= Given instruction =
Everything from the first line down to the line containing "import pandas as pd" is to be retyped exactly, both ends included, with pictures left out.
— START OF Record excerpts —
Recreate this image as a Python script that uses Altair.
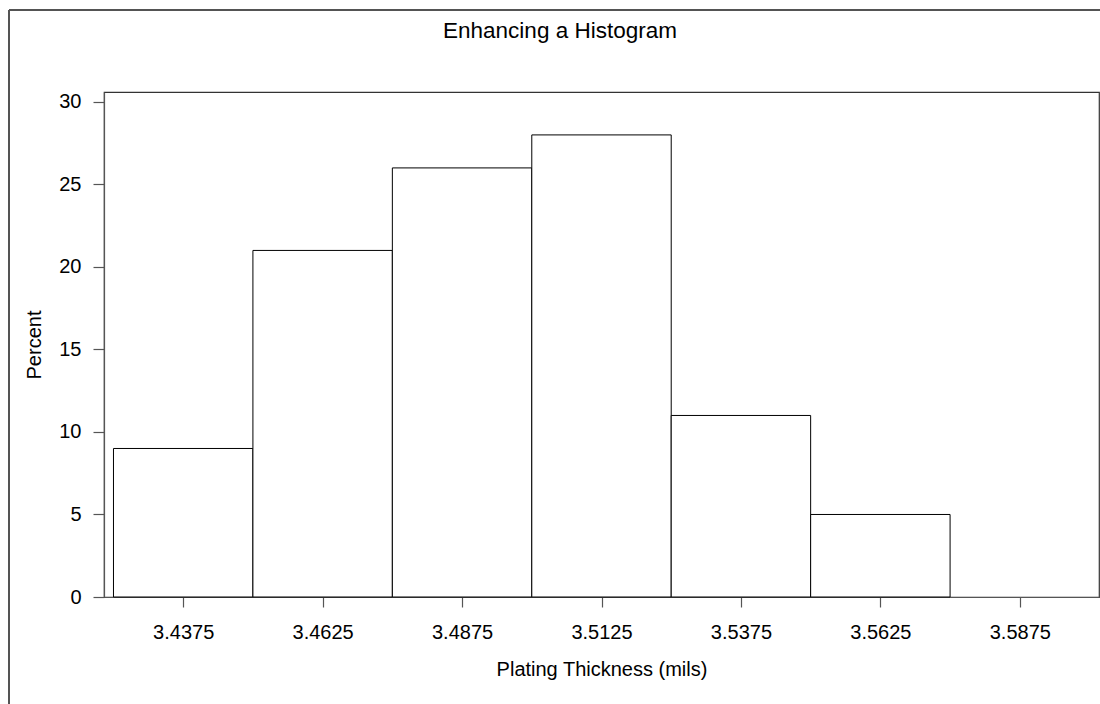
import altair as alt
import pandas as pd

# Histogram of plating thickness: bin midpoints and percent of observations
midpoints = [3.4375, 3.4625, 3.4875, 3.5125, 3.5375, 3.5625, 3.5875]
percents = [9, 21, 26, 28, 11, 5, 0]
bin_width = 0.025
y_ticks = [0, 5, 10, 15, 20, 25, 30]
chart_title = "Enhancing a Histogram"

df = pd.DataFrame({"mid": midpoints, "pct": percents})
df["lo"] = df["mid"] - bin_width / 2
df["hi"] = df["mid"] + bin_width / 2
df["base"] = 0

FONT = "Liberation Sans"
W, H = 995, 505

x_scale = alt.Scale(domain=[3.4233, 3.6017], nice=False, zero=False)
y_scale = alt.Scale(domain=[0, 30.6], nice=False)

bars = alt.Chart(df).transform_filter(
    alt.datum.pct > 0
).mark_rect(
    fill="white", stroke="black", strokeWidth=1
).encode(
    x=alt.X(
        "lo:Q",
        scale=x_scale,
        title="Plating Thickness (mils)",
        axis=alt.Axis(
            values=midpoints,
            format=".4f",
            grid=False,
            tickSize=10,
            labelPadding=15,
            titlePadding=17,
        ),
    ),
    x2="hi:Q",
    y=alt.Y(
        "pct:Q",
        scale=y_scale,
        title="Percent",
        axis=alt.Axis(
            values=y_ticks,
            grid=False,
            tickSize=11,
            labelPadding=12,
            titlePadding=14,
        ),
    ),
    y2="base:Q",
)

# Page border around the figure (top and left edges)
border_top = alt.Chart(df).mark_rule(color="#555", strokeWidth=1.5).encode(
    x=alt.value(-95), x2=alt.value(W + 10), y=alt.value(-82)
)
border_left = alt.Chart(df).mark_rule(color="#555", strokeWidth=1.5).encode(
    x=alt.value(-95), y=alt.value(-82), y2=alt.value(H + 120)
)

# Chart heading above the plot frame
heading = alt.Chart(pd.DataFrame({"t": [chart_title]})).mark_text(
    font=FONT, fontSize=22.5, color="black", align="center", baseline="alphabetic"
).encode(
    text="t:N", x=alt.value(456), y=alt.value(-54)
)

chart = alt.layer(bars, border_top, border_left, heading).properties(
    width=W,
    height=H,
    background="white",
    autosize=alt.AutoSizeParams(type="none"),
    padding={"left": 104, "top": 92, "right": 1, "bottom": 107},
).configure_view(
    stroke="#333", strokeWidth=1.2
).configure_axis(
    labelFont=FONT,
    titleFont=FONT,
    labelFontSize=20,
    titleFontSize=20,
    titleFontWeight="normal",
    labelColor="black",
    titleColor="black",
    domainColor="#555",
    tickColor="#555",
    domainWidth=1.2,
    tickWidth=1.2,
)

chart.save("out.html", embed_options={"renderer": "svg", "actions": False})
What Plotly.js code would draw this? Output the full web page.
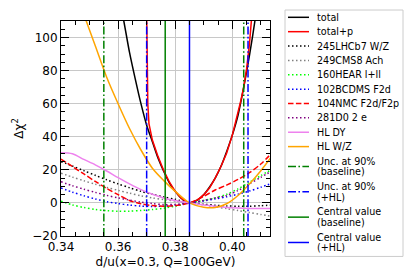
<!DOCTYPE html>
<html>
<head>
<meta charset="utf-8">
<script src="https://cdn.plot.ly/plotly-3.0.1.min.js"></script>
<style>html,body{margin:0;padding:0;background:#fff;}#chart{width:420px;height:280px;}</style>
</head>
<body>
<div id="chart"></div>
<script>
// ---- data ----
const xGrid = [0.340,0.344,0.348,0.352,0.356,0.360,0.364,0.368,0.372,0.376,0.380,0.385,0.390,0.394,0.398,0.402,0.406,0.410,0.414];
const lhcb  = [25,22.3,19.5,16.7,14,11.5,9.2,7,5.2,3.6,2.2,0,-0.8,-1.4,-1.8,-2,-2,-1.7,-1.3];
const cms   = [18,15.6,13.4,11.3,9.4,7.6,5.9,4.3,3,2,1.2,0,-1.2,-2.3,-3.4,-4.6,-5.8,-7,-8.2];
const hera  = [1,-1.2,-2.8,-4,-4.7,-5,-5,-4.6,-4,-3.2,-2,0,1.5,3,5.2,8.5,12.5,16.5,20.5];
const bcdms = [9,6.5,4.3,2.4,0.8,-0.4,-1.3,-1.9,-2.1,-2,-1.4,0,1.2,2.4,3.7,5.3,7.2,9.5,12];
const nmc   = [26.5,22,17.5,13,8.8,5,1.5,-0.5,-1.6,-2,-1.6,0,4,7.8,10.8,14.2,18.3,23.5,30.5];
const d0    = [12.8,10.4,8.3,6.4,4.6,3,1.7,0.5,-0.4,-1,-0.9,0,1.5,3,4.5,7.5,11.5,15.5,19.5];
const hlDY  = [30.3,29.7,26.3,23,19.3,15.3,11.5,8,5.2,3,1.4,0,-1.2,-2,-2.7,-3.1,-3.3,-3.4,-3.4];

const xWZ  = [0.346,0.348,0.352,0.356,0.360,0.364,0.368,0.372,0.376,0.380,0.385,0.390,0.394,0.398,0.402,0.406,0.410,0.414];
const hlWZ = [124,114,95,76,60,45,32,21,13.5,7,0,-2.6,-2.8,-0.5,4.5,11.5,19.5,28.5];

const xTotal = [0.360,0.362,0.364,0.366,0.368,0.370,0.372,0.374,0.376,0.378,0.380,0.382,0.384,0.385,
                0.386,0.388,0.390,0.392,0.394,0.396,0.398,0.400,0.402,0.404,0.406,0.408,0.410];
const total  = [128,110,91,75,60,47,37,27,19,12,7,3,0.5,0,0.3,2,5,9.5,15,22,31,41,53,70,89,111,135];

const xTotalP = [0.3700,0.3704,0.3708,0.3715,0.372,0.374,0.376,0.378,0.380,0.382,0.384,0.385,0.386,
                 0.388,0.390,0.392,0.394,0.396,0.398,0.400,0.402,0.403,0.404,0.405,0.406,0.407];
const totalP  = [115,60,48,42,38,28,19.5,12.5,7,3,0.5,0,0.4,2,5,9,15,22,30,41,54,62,70,81,96,117];

const uncBaseline     = [0.355, 0.404];
const uncHL           = [0.370, 0.4055];
const centralBaseline = [0.3765];
const centralHL       = [0.385];

const xLimits = [0.34, 0.4132];
const yLimits = [-20, 110];
const xTickVals = [0.34, 0.36, 0.38, 0.40];
const yTickVals = [-20, 0, 20, 40, 60, 80, 100];

// ---- styles ----
const DOT = '1.5px,2.5px';
const DASH = '5.5px,2.4px';
const DASHDOT = '8px,2.4px,1.6px,2.4px';
const LW = 1.5;

function vlines(vals) {
  const xs = [], ys = [];
  vals.forEach((v, i) => {
    if (i > 0) { xs.push(null); ys.push(null); }
    xs.push(v, v); ys.push(yLimits[0], yLimits[1]);
  });
  return {x: xs, y: ys};
}

const series = [
  {name: ['total'], x: xTotal, y: total, color: 'black', dash: 'solid', shape: 'spline'},
  {name: ['total+p'], x: xTotalP, y: totalP, color: 'red', dash: 'solid', shape: 'linear'},
  {name: ['245LHCb7 W/Z'], x: xGrid, y: lhcb, color: 'black', dash: DOT, shape: 'spline'},
  {name: ['249CMS8 Ach'], x: xGrid, y: cms, color: 'gray', dash: DOT, shape: 'spline'},
  {name: ['160HEAR l+ll'], x: xGrid, y: hera, color: '#00ff00', dash: DOT, shape: 'spline'},
  {name: ['102BCDMS F2d'], x: xGrid, y: bcdms, color: 'blue', dash: DOT, shape: 'spline'},
  {name: ['104NMC F2d/F2p'], x: xGrid, y: nmc, color: 'red', dash: DASH, shape: 'spline'},
  {name: ['281D0 2 e'], x: xGrid, y: d0, color: 'purple', dash: DOT, shape: 'spline'},
  {name: ['HL DY'], x: xGrid, y: hlDY, color: 'violet', dash: 'solid', shape: 'spline'},
  {name: ['HL W/Z'], x: xWZ, y: hlWZ, color: 'orange', dash: 'solid', shape: 'spline'},
  Object.assign({name: ['Unc. at 90%', '(baseline)'], color: 'green', dash: DASHDOT, shape: 'linear'}, vlines(uncBaseline)),
  Object.assign({name: ['Unc. at 90%', '(+HL)'], color: 'blue', dash: DASHDOT, shape: 'linear'}, vlines(uncHL)),
  Object.assign({name: ['Central value', '(baseline)'], color: 'green', dash: 'solid', shape: 'linear'}, vlines(centralBaseline)),
  Object.assign({name: ['Central value', '(+HL)'], color: 'blue', dash: 'solid', shape: 'linear'}, vlines(centralHL))
];

const traces = series.map(s => ({
  type: 'scatter', mode: 'lines', x: s.x, y: s.y, name: s.name.join(' '),
  showlegend: false, hoverinfo: 'skip',
  line: {color: s.color, dash: s.dash, width: LW, shape: s.shape, smoothing: 0.8}
}));

// ---- custom legend (matplotlib-like spacing) ----
const plotL = 61, plotR = 270, plotT = 21, plotB = 236.5;
const px2x = p => (p - plotL) / (plotR - plotL);
const px2y = p => (plotB - p) / (plotB - plotT);
const shapes = [], annotations = [];
const legTop = 10, legBottom = 257, legLeft = 285, legRight = 403;
shapes.push({type: 'rect', xref: 'paper', yref: 'paper',
  x0: px2x(legLeft), x1: px2x(legRight), y0: px2y(legBottom), y1: px2y(legTop),
  line: {color: '#cccccc', width: 1}, fillcolor: 'white', layer: 'above'});
let cur = 10.1;
series.forEach(s => {
  const h = s.name.length === 1 ? 14.4 : 25.4;
  const c = cur + h / 2;
  shapes.push({type: 'line', xref: 'paper', yref: 'paper',
    x0: px2x(288), x1: px2x(309), y0: px2y(c), y1: px2y(c),
    line: {color: s.color, width: LW, dash: s.dash}, layer: 'above'});
  s.name.forEach((t, i) => {
    const ty = s.name.length === 1 ? c : c + (i === 0 ? -5.3 : 5.3);
    annotations.push({xref: 'paper', yref: 'paper', x: px2x(315.5), y: px2y(ty),
      xanchor: 'left', yanchor: 'middle', text: t, showarrow: false, align: 'left',
      font: {family: 'DejaVu Sans', size: 9.6, color: 'black'}, borderpad: 0});
  });
  cur += h;
});

const axisCommon = {
  showline: true, linecolor: 'black', linewidth: 1, mirror: 'allticks',
  ticks: 'inside', ticklen: 8, tickwidth: 1, tickcolor: 'black',
  showgrid: true, gridcolor: '#c8c8c8', gridwidth: 1, zeroline: false,
  tickfont: {family: 'DejaVu Sans', size: 12, color: 'black'}
};

const layout = {
  width: 420, height: 280,
  margin: {l: plotL, r: 420 - plotR, t: plotT, b: 280 - plotB, pad: 0},
  paper_bgcolor: 'white', plot_bgcolor: 'white',
  showlegend: false,
  font: {family: 'DejaVu Sans', size: 12, color: 'black'},
  xaxis: Object.assign({}, axisCommon, {
    range: xLimits, tickmode: 'array', tickvals: xTickVals, tickformat: '.2f',
    minor: {dtick: 0.005, tick0: 0.34, ticks: 'inside', ticklen: 4, tickwidth: 1, tickcolor: 'black', showgrid: false},
    title: {text: 'd/u(x=0.3, Q=100GeV)', font: {family: 'DejaVu Sans', size: 12}, standoff: 4}
  }),
  yaxis: Object.assign({}, axisCommon, {
    range: yLimits, tickmode: 'array', tickvals: yTickVals,
    minor: {dtick: 5, tick0: 0, ticks: 'inside', ticklen: 4, tickwidth: 1, tickcolor: 'black', showgrid: false},
    title: {text: 'Δχ<sup>2</sup>', font: {family: 'DejaVu Sans', size: 12}, standoff: 6}
  }),
  shapes: shapes,
  annotations: annotations
};

Plotly.newPlot('chart', traces, layout, {staticPlot: true, displayModeBar: false});
</script>
</body>
</html>
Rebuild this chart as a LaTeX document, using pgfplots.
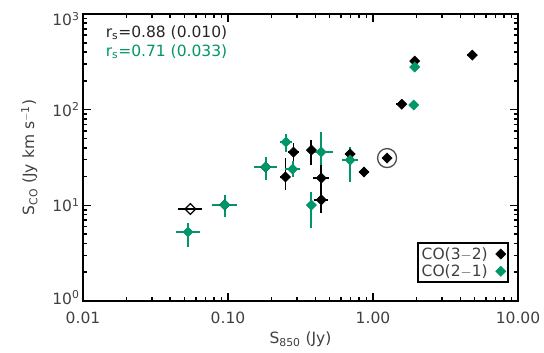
\documentclass[border=0pt]{standalone}
\usepackage{pgfplots}
\pgfplotsset{compat=1.18}
\usepackage{fontspec}
\setmainfont{DejaVu Sans}
\definecolor{cogreen}{RGB}{0,150,105}
\begin{document}
\begin{tikzpicture}
\useasboundingbox (-83bp,-52bp) rectangle (461bp,301bp);
\begin{axis}[
  at={(0,0)}, anchor=south west,
  scale only axis, width=435bp, height=287bp,
  xmode=log, ymode=log,
  xmin=0.01, xmax=10, ymin=1, ymax=1000,
  xtick={0.01,0.1,1,10}, xticklabels={0.01,0.10,1.00,10.00},
  ytick={1,10,100,1000}, yticklabels={\smash{\raisebox{-3bp}{10\textsuperscript{0}}},10\textsuperscript{1},10\textsuperscript{2},\smash{\raisebox{-12bp}{10\textsuperscript{3}}}},
  font=\fontsize{15.5bp}{18bp}\selectfont,
  tick label style={font=\fontsize{15.5bp}{18bp}\selectfont, text=black!75},
  label style={font=\fontsize{15.5bp}{18bp}\selectfont, text=black!75},
  xticklabel style={yshift=-7bp},
  axis line style={line width=2bp},
  every tick/.style={black, line width=1.6bp},
  major tick length=8bp, minor tick length=4bp,
  tick align=inside,
  xlabel={S\textsubscript{850} (Jy)},
  ylabel={S\textsubscript{CO} (Jy km s\textsuperscript{$-$1})},
  xlabel style={yshift=-2bp},
  ylabel style={yshift=8bp},
  legend style={at={(0.979,0.063)}, anchor=south east, draw=black, line width=2bp,
    font=\fontsize{15.5bp}{17bp}\selectfont, text=black!75, inner sep=2bp, row sep=0bp,
    /tikz/every odd column/.append style={column sep=6bp}},
  legend plot pos=right,
  legend cell align=left,
  error bars/error bar style={line width=1.8bp},
  error bars/error mark=none,
]
% CO(3-2), black
\addplot[only marks, black, mark=square*, mark size=3.6bp, mark options={rotate=45, fill=black, draw=black, line width=0.5bp},
  error bars/.cd, x dir=both, x explicit, y dir=both, y explicit]
coordinates {
 (0.095,10.1)
 (0.182,25.1)
 (0.283,36) += (0.028,8.8) -= (0.025,7.7)
 (0.249,19.8) += (0.020,11.4) -= (0.019,5.3)
 (0.376,37.8) += (0.024,10.3) -= (0.023,11.4)
 (0.44,19.3) += (0.059,7.1) -= (0.052,11.0)
 (0.44,11.4) += (0.051,1.15) -= (0.046,1.04)
 (0.695,34.4) += (0.06,3) -= (0.05,3)
 (0.867,22.3) += (0.071,2.9) -= (0.066,2.5)
 (1.25,31.2) += (0.09,3.3) -= (0.08,3)
 (1.58,114) += (0.09,5) -= (0.13,5)
 (1.94,322) += (0.1,20) -= (0.1,20)
 (4.84,372) += (0.40,20) -= (0.37,20)
};
\addlegendentry{CO(3$-$2)}
% CO(2-1), green
\addplot[only marks, cogreen, mark=square*, mark size=3.6bp, mark options={rotate=45, fill=cogreen, draw=cogreen, line width=0.5bp},
  error bars/.cd, x dir=both, x explicit, y dir=both, y explicit]
coordinates {
 (0.053,5.26) += (0.011,1.27) -= (0.009,1.59)
 (0.095,10.1) += (0.0207,2.7) -= (0.017,2.55)
 (0.182,25.1) += (0.036,6.9) -= (0.030,6.7)
 (0.251,45.9) += (0.025,9.7) -= (0.023,9.8)
 (0.279,23.9) += (0.037,5.1) -= (0.033,4.1)
 (0.44,36.1) += (0.092,22.2) -= (0.076,9.7)
 (0.376,10.06) += (0.02,3.7) -= (0.02,4.3)
 (0.695,29.7) += (0.093,11) -= (0.082,12.2)
 (1.91,112) += (0.1,8) -= (0.1,8)
 (1.94,279) += (0.1,20) -= (0.1,20)
};
\addlegendentry{CO(2$-$1)}
% open black point
\addplot[only marks, black, mark=square, mark size=3.8bp, mark options={rotate=45, fill=white, draw=black, line width=1.2bp}, forget plot,
  error bars/.cd, x dir=both, x explicit]
coordinates { (0.055,9.15) += (0.0114,0) -= (0.0095,0) };
% circled point
\addplot[only marks, black, mark=o, mark size=9.5bp, mark options={line width=1.3bp, draw=black!70}, forget plot]
coordinates { (1.25,31.2) };
\node[anchor=west, inner sep=0pt, text=black!85] at (rel axis cs:0.052,0.934) {r\textsubscript{s}=0.88 (0.010)};
\node[anchor=west, inner sep=0pt, text=cogreen] at (rel axis cs:0.052,0.868) {r\textsubscript{s}=0.71 (0.033)};
\end{axis}
\end{tikzpicture}
\end{document}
— END OF Record excerpts —
= Response to this exercise =
Recreate this image as a Python script that uses Altair.
import altair as alt
import pandas as pd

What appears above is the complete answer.